Dynamic joint decision of matching parameters and relocation strategies in ride-sourcing systems interacting with traffic congestion

Abstract

As the ride-sourcing market expands, ride-sourcing fleets have increased urban traffic congestion, and in turn, road congestion is affecting ride-sourcing operations. It is crucial to incorporate this interaction mechanism into the operational decision of ride-sourcing systems. This mechanism can be described in detail by simulation models. Applying simulation-based optimization methods to the real-time operation of ride-sourcing systems is challenging due to the limitations of simulation efficiency. To tackle this issue, this study first proposes a modular simulation model combining time-driven and event-driven mechanisms. The simulation model comprises two layers: the traffic flow module at the bottom, defined by trip-based and multi-region macroscopic fundamental diagrams and cell transmission models, and the ride-sourcing operation module at the top, which considers the interaction between the traffic congestion and ride-sourcing operation and models the random behavior of passengers and drivers. We verify the efficiency and accuracy of the simulation model. The simulation model is utilized as an evaluator of the objective functions and performance measures. Then, we integrate the Bayesian optimization, parallel sampling, and rolling horizon approaches to develop an efficient and effective simulation-based optimization framework for the dynamic joint decision-making of matching radius, matching intervals, and threshold relocation strategies.
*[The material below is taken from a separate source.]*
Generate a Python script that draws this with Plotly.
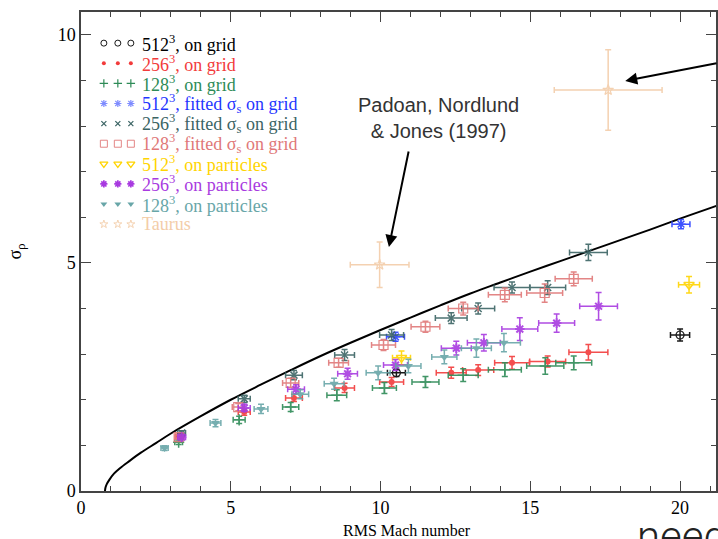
import plotly.graph_objects as go

# ---------------- data ----------------
# Padoan, Nordlund & Jones (1997) curve
curve_x = [0.80, 0.82, 0.86, 0.95, 1.10, 1.30, 1.60, 2.00, 2.50, 3.00, 4.00, 5.00,
           6.00, 7.00, 8.00, 9.00, 10.0, 11.0, 12.0, 13.0, 14.0, 15.0, 16.0, 17.0,
           18.0, 19.0, 20.0, 21.0, 21.3]
curve_y = [0.00, 0.08, 0.15, 0.25, 0.38, 0.50, 0.65, 0.84, 1.05, 1.26, 1.64, 2.00,
           2.33, 2.65, 2.96, 3.25, 3.53, 3.80, 4.07, 4.33, 4.57, 4.81, 5.04, 5.27,
           5.50, 5.73, 5.97, 6.20, 6.27]

# 512^3, on grid
g512_x = [10.53, 20.00]
g512_y = [2.59, 3.42]
g512_xe = [0.30, 0.32]
g512_ye = [0.08, 0.13]

# 256^3, on grid
g256_x = [3.30, 5.45, 7.11, 8.80, 10.37, 12.36, 13.26, 14.39, 15.58, 16.94]
g256_y = [1.20, 1.73, 2.04, 2.26, 2.39, 2.59, 2.65, 2.81, 2.84, 3.04]
g256_xe = [0.13, 0.20, 0.28, 0.33, 0.40, 0.50, 0.52, 0.58, 0.60, 0.65]
g256_ye = [0.05, 0.07, 0.08, 0.10, 0.10, 0.12, 0.12, 0.14, 0.12, 0.17]

# 128^3, on grid
g128_x = [3.26, 5.28, 7.00, 8.54, 10.13, 11.50, 12.76, 14.15, 15.50, 16.45]
g128_y = [1.07, 1.56, 1.84, 2.10, 2.26, 2.39, 2.54, 2.66, 2.74, 2.81]
g128_xe = [0.13, 0.20, 0.27, 0.33, 0.40, 0.45, 0.50, 0.55, 0.62, 0.60]
g128_ye = [0.05, 0.08, 0.10, 0.12, 0.12, 0.12, 0.14, 0.15, 0.18, 0.15]

# 512^3, fitted sigma_s on grid
f512_x = [10.50, 20.03]
f512_y = [3.38, 5.85]
f512_xe = [0.30, 0.30]
f512_ye = [0.10, 0.10]

# 256^3, fitted sigma_s on grid
f256_x = [3.36, 5.45, 7.11, 8.80, 10.37, 12.36, 13.26, 14.39, 15.58, 16.94]
f256_y = [1.27, 2.02, 2.54, 2.98, 3.42, 3.79, 4.00, 4.46, 4.46, 5.23]
f256_xe = [0.13, 0.20, 0.28, 0.33, 0.40, 0.53, 0.55, 0.60, 0.60, 0.63]
f256_ye = [0.05, 0.08, 0.10, 0.12, 0.12, 0.12, 0.12, 0.12, 0.15, 0.18]

# 128^3, fitted sigma_s on grid
f128_x = [3.26, 5.25, 7.00, 8.60, 10.10, 11.50, 12.76, 14.15, 15.48, 16.45]
f128_y = [1.18, 1.84, 2.37, 2.81, 3.20, 3.60, 4.00, 4.30, 4.34, 4.65]
f128_xe = [0.13, 0.20, 0.27, 0.33, 0.40, 0.48, 0.50, 0.55, 0.60, 0.62]
f128_ye = [0.05, 0.08, 0.10, 0.10, 0.12, 0.12, 0.14, 0.15, 0.20, 0.15]

# 512^3, on particles
p512_x = [10.70, 20.30]
p512_y = [2.92, 4.52]
p512_xe = [0.30, 0.35]
p512_ye = [0.15, 0.18]

# 256^3, on particles
p256_x = [3.36, 5.45, 7.18, 8.90, 10.50, 12.53, 13.45, 14.65, 15.88, 17.28]
p256_y = [1.18, 1.82, 2.23, 2.57, 2.76, 3.13, 3.25, 3.55, 3.68, 4.05]
p256_xe = [0.13, 0.20, 0.28, 0.33, 0.40, 0.50, 0.55, 0.60, 0.60, 0.63]
p256_ye = [0.05, 0.08, 0.10, 0.12, 0.12, 0.15, 0.18, 0.25, 0.20, 0.30]

# 128^3, on particles
p128_x = [2.79, 4.49, 6.01, 7.32, 8.45, 9.92, 10.93, 12.13, 13.20, 14.12]
p128_y = [0.94, 1.49, 1.80, 2.12, 2.35, 2.59, 2.74, 2.94, 3.13, 3.25]
p128_xe = [0.12, 0.18, 0.23, 0.28, 0.33, 0.40, 0.42, 0.42, 0.50, 0.55]
p128_ye = [0.05, 0.08, 0.10, 0.10, 0.12, 0.15, 0.15, 0.15, 0.20, 0.20]

# Taurus
tau_x = [17.60, 9.97]
tau_y = [8.79, 4.96]
tau_xe = [1.80, 0.98]
tau_ye = [0.88, 0.50]

legend_names = [
    "512<sup>3</sup>, on grid",
    "256<sup>3</sup>, on grid",
    "128<sup>3</sup>, on grid",
    "512<sup>3</sup>, fitted σ<sub>s</sub> on grid",
    "256<sup>3</sup>, fitted σ<sub>s</sub> on grid",
    "128<sup>3</sup>, fitted σ<sub>s</sub> on grid",
    "512<sup>3</sup>, on particles",
    "256<sup>3</sup>, on particles",
    "128<sup>3</sup>, on particles",
    "Taurus",
]

# ---------------- styles ----------------
SERIF = "Liberation Serif, Times New Roman, serif"
SANS = "Liberation Sans, Helvetica, Arial, sans-serif"

series = [
    # x, y, xe, ye, color, symbol, size, linewidth, text colour, legend marker colour
    (g512_x, g512_y, g512_xe, g512_ye, "#000000", "circle-open", 8, 1.2, "#000000", "#000000"),
    (g256_x, g256_y, g256_xe, g256_ye, "#f23b3b", "circle", 6, 0, "#f23b3b", "#f23b3b"),
    (g128_x, g128_y, g128_xe, g128_ye, "#2e8b57", "cross-thin-open", 8, 1.5, "#2e8b57", "#2e8b57"),
    (f512_x, f512_y, f512_xe, f512_ye, "#2a40ff", "asterisk-open", 8, 1.5, "#1f36ff", "#7f8cff"),
    (f256_x, f256_y, f256_xe, f256_ye, "#3b6464", "x-thin-open", 7, 1.5, "#3b6464", "#3b6464"),
    (f128_x, f128_y, f128_xe, f128_ye, "#e07878", "square-open", 9, 1.2, "#e07878", "#e07878"),
    (p512_x, p512_y, p512_xe, p512_ye, "#ffd400", "triangle-down-open", 9, 1.6, "#ffd400", "#ffd400"),
    (p256_x, p256_y, p256_xe, p256_ye, "#a83ae0", "asterisk-open", 8, 2.0, "#a83ae0", "#a83ae0"),
    (p128_x, p128_y, p128_xe, p128_ye, "#68a6a8", "triangle-down", 8, 0, "#68a6a8", "#68a6a8"),
    (tau_x, tau_y, tau_xe, tau_ye, "#f3cda9", "star-open", 8, 1.2, "#f3cda9", "#f3cda9"),
]

fig = go.Figure()

fig.add_trace(go.Scatter(
    x=curve_x, y=curve_y, mode="lines",
    line=dict(color="black", width=2, shape="spline"),
    showlegend=False, hoverinfo="skip"))

# legend geometry (fractions of the plot area)
leg_mx = [0.036, 0.058, 0.0785]
leg_tx = 0.093
leg_y0 = 0.935
leg_dy = 0.0420

for i, (sx, sy, sxe, sye, col, sym, size, lw, tcol, lcol) in enumerate(series):
    mk = dict(symbol=sym, size=size, color=col, line=dict(color=col, width=lw))
    fig.add_trace(go.Scatter(
        x=sx, y=sy, mode="markers", marker=mk, opacity=0.9,
        error_x=dict(type="data", array=sxe, color=col, thickness=1.5, width=3),
        error_y=dict(type="data", array=sye, color=col, thickness=1.5, width=3),
        name=legend_names[i], showlegend=False))
    ly = leg_y0 - i * leg_dy
    fig.add_trace(go.Scatter(
        x=leg_mx, y=[ly] * 3, xaxis="x2", yaxis="y2", mode="markers",
        marker=dict(symbol=sym, size=size - 2, color=lcol,
                    line=dict(color=lcol, width=max(lw - 0.3, 0))),
        showlegend=False, hoverinfo="skip"))
    fig.add_annotation(
        xref="paper", yref="paper", x=leg_tx, y=ly, text=legend_names[i],
        showarrow=False, xanchor="left", yanchor="middle",
        font=dict(family=SERIF, size=18, color=tcol))

axis_common = dict(
    showline=True, linecolor="#444444", linewidth=1.5, mirror="ticks",
    ticks="inside", ticklen=10, tickwidth=1.2, tickcolor="#444444",
    showgrid=False, zeroline=False,
    tickfont=dict(family=SERIF, size=18, color="black"),
    minor=dict(dtick=1, ticks="inside", ticklen=5, tickwidth=1, tickcolor="#444444"),
)

fig.update_layout(
    width=718, height=539,
    margin=dict(l=81, r=0, t=12, b=48),
    plot_bgcolor="white", paper_bgcolor="white",
    showlegend=False,
    xaxis=dict(range=[0, 21.2], tick0=0, dtick=5, **axis_common),
    yaxis=dict(range=[0, 10.5], tick0=0, dtick=5,
               title=dict(text="σ<sub>ρ</sub>", standoff=31,
                          font=dict(family=SERIF, size=18, color="black")),
               **axis_common),
    xaxis2=dict(overlaying="x", anchor="y2", range=[0, 1], visible=False),
    yaxis2=dict(overlaying="y", anchor="x2", range=[0, 1], visible=False),
)

# x-axis title (placed as in the reference, slightly right of the visible centre)
fig.add_annotation(
    xref="paper", yref="paper", x=0.513, y=-0.082, text="RMS Mach number",
    showarrow=False, xanchor="center", yanchor="middle",
    font=dict(family=SERIF, size=16, color="black"))

# Annotations
fig.add_annotation(
    xref="paper", yref="paper", x=0.5636, y=0.833,
    text="Padoan, Nordlund<br>& Jones (1997)", showarrow=False,
    font=dict(family=SANS, size=20, color="#333333"), align="center")
fig.add_annotation(
    xref="x", yref="y", x=10.28, y=5.35, text="", showarrow=True,
    ax=20, ay=-97, arrowhead=2, arrowsize=1.2, arrowwidth=2, arrowcolor="black")
fig.add_annotation(
    xref="x", yref="y", x=18.17, y=8.99, text="", showarrow=True,
    ax=105, ay=-18, arrowhead=2, arrowsize=1.2, arrowwidth=2, arrowcolor="black")
fig.add_annotation(
    xref="paper", yref="paper", x=0.873, y=-0.094, text="need",
    showarrow=False, xanchor="left", yanchor="middle",
    font=dict(family="Roboto, Lato, sans-serif", size=42, color="#222222", weight=300))

fig.write_html("out.html")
Six groups of experiments for the traffic scenario in Berlin reveal some interesting findings. (1) The matching rate first increases and then decreases with the matching radius (a concave function), while the closest study does not think so. (2) As the fleet size grows, passenger waiting time reaches its minimum and then rises because of the increased endogenous congestion generated by ride-sourcing fleets. (3) The optimal operation strategy considering endogenous congestion not only leads to an increase in the system revenue and efficiency but also leads to congestion relief, even though the latter was not our initial objective. This benefit is the most pronounced when the fleet size and background traffic are moderate.